Originally published by UBS Asset Management
I recently mentioned some quant work that Andrew McCauley from Veritas Securities had produced showing that April returns tend to be strong. He said that since 1985, the S&P/ASX Financials ex REIT (ex-A-REITS or the XXJ Index) has delivered consistently strong returns during the month of April. This has occurred 87% of the time or 28 years out of 32, with the average return just shy of 3%. In terms of the REITs, returns were positive 81% of the time or 26 years out of 32 with an average ~2.2%. As we approach the end of April REITs are up +3.3% and the broader market financials (XXJ Index) is +1.8%. For what it's worth, REITs have delivered positive returns ~70% of the time in May at an average rate of 0.9%.

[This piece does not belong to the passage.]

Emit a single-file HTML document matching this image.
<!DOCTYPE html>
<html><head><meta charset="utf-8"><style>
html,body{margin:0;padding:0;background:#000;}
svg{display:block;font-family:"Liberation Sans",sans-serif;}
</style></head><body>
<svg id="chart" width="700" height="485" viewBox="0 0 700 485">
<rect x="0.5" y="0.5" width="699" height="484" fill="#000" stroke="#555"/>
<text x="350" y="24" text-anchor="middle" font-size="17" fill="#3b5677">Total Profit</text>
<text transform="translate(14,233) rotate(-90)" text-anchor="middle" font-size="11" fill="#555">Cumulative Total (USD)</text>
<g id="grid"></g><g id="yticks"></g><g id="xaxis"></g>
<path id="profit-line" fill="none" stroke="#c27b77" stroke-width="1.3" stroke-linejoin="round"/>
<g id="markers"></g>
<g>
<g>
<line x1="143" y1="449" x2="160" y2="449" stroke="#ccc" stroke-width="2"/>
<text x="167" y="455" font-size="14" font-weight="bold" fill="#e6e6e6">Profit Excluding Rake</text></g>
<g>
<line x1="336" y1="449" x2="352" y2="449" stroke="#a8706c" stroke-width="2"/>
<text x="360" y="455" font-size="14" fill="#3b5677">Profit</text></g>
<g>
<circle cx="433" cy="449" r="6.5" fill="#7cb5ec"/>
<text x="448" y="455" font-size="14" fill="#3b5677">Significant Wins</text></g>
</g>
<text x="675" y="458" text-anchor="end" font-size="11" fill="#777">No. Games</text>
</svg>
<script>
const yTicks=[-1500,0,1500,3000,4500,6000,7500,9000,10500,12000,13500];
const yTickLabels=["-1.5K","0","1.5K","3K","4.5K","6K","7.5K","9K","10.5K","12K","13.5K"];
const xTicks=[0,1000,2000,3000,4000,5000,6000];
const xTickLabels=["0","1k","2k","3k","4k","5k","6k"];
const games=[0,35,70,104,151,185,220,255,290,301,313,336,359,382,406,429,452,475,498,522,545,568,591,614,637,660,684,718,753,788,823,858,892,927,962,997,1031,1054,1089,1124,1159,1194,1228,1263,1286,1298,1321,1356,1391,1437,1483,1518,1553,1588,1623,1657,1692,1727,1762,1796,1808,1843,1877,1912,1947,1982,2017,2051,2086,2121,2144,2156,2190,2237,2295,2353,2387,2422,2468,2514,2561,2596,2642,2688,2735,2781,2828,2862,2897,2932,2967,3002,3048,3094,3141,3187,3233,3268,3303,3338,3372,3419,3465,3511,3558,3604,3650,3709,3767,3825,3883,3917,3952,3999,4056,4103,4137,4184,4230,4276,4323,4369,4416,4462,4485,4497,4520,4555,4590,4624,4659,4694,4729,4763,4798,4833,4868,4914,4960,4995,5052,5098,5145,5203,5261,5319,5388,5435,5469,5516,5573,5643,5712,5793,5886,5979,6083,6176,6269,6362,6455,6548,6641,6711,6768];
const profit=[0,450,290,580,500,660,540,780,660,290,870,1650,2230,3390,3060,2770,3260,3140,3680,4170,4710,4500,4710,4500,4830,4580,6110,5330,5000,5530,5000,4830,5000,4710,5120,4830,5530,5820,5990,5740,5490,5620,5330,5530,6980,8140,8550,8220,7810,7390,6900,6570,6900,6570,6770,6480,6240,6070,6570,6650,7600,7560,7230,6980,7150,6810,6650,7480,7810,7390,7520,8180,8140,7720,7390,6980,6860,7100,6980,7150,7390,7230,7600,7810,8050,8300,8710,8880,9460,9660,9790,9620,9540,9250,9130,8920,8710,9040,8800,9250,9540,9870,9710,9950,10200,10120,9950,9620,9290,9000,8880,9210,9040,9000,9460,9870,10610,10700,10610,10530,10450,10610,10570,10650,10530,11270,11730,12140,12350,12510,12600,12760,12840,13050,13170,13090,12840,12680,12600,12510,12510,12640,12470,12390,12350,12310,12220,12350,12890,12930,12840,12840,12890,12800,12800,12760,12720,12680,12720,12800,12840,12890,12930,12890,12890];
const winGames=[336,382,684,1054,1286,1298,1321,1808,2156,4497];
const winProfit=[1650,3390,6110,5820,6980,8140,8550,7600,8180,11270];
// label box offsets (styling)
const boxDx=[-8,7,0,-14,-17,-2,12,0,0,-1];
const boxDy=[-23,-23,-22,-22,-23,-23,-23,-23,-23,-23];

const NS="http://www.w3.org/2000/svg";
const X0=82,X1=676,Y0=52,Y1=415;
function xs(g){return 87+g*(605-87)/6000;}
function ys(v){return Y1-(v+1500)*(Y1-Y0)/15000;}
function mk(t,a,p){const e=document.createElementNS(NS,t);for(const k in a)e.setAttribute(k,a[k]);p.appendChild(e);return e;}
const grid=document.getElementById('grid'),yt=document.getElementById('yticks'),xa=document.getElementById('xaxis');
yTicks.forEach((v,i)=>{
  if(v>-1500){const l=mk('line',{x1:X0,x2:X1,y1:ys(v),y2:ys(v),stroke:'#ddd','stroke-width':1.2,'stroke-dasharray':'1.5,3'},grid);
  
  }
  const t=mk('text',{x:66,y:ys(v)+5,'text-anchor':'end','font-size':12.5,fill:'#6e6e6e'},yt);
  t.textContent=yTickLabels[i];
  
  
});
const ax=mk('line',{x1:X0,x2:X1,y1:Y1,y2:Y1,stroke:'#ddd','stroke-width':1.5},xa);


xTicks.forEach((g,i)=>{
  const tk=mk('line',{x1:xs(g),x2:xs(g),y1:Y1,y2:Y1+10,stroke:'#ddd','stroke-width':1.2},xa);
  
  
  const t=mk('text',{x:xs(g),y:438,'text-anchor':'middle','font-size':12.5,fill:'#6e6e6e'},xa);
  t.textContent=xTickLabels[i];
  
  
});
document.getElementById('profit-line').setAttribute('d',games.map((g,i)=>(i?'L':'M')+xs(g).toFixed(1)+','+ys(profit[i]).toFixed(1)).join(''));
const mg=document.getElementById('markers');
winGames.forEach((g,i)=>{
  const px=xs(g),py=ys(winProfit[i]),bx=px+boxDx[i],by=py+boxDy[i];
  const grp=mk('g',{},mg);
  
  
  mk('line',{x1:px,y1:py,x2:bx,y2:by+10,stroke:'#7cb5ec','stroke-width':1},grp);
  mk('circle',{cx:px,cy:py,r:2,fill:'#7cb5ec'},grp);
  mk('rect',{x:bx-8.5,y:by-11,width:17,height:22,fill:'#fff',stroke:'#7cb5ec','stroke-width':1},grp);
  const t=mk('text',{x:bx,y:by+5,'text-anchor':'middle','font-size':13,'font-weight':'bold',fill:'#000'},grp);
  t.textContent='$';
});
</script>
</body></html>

There were a few March quarter updates this week, with Stockland (AX:SGP), Mirvac Group (AX:MGR) and GPT Group (AX:GPT) of most interest. The REITs reported strong residential conditions but a sluggish retail environment, and this was proven when Wesfarmers Ltd (AX:WES) provided their quarterly update. Coles food and liquor sales in 3Q17 were +1.2% on the pcp, which was a slight deceleration on the +1.6% reported in 2Q17. Kmart sales in 3Q17 were up +2.5% while Target sales were down -18.1% on the pcp.

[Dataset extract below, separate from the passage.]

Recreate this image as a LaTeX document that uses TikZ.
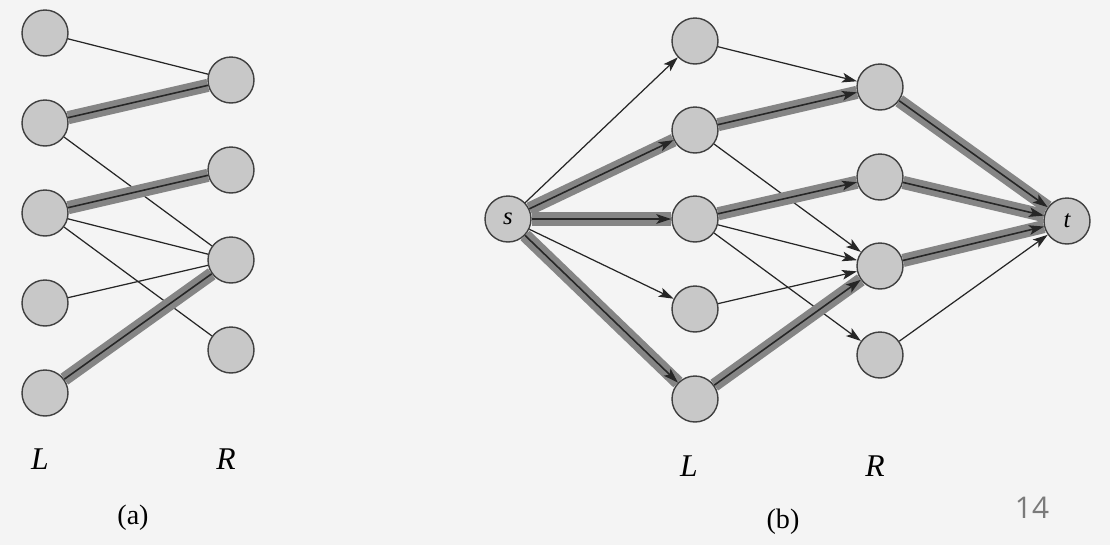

MGR tightened its FY17 EPS growth guidance from +9–11% to +11%. The guidance requires >45% of residential settlements to take place in the June quarter. The bulk of this is already pre-sold. SGP retained their +6–7% FFO growth guidance for FY17 with very strong residential sales offsetting a softer retail sales environment. There's more than enough profits in their residential business to offset any weakness elsewhere. Their sales (net deposits) are up +24% vs the same period last year and importantly ~75% of their sales are to first home buyers and upgraders (as opposed to investors). GPT announced its 1Q17 operational update re-affirming FY17 guidance of +2% FFO growth and DPS +5%. While SGP and MGR are FY end stocks, GPT is calendar year end so this quarters update was less material.
Interestingly there were two reports out this week from UBS Economics and Moelis Australia calling the top of the housing cycle. Residential building approvals looked to have peaked and with everyone calling for action it seems it will get tougher for people to borrow. They're calling a peak, not a crash or break down, and a slow adjustment down post the tightened measures and the lack of affordability. There appears no catalyst for a crash given the strong population growth of 1.5% in Q3-2016 (+349k year on year which is the most in three years). Migration rebounded to 193k, despite the end of the mining boom. Of note was that when looking at Australian housing from a Chinese investors perspective, the average Australian house is only 13% more expensive than five years ago (due to currency moves). And despite all the noise about State Governments lifting taxes for foreign buyers, it's nowhere near Hong Kong levels.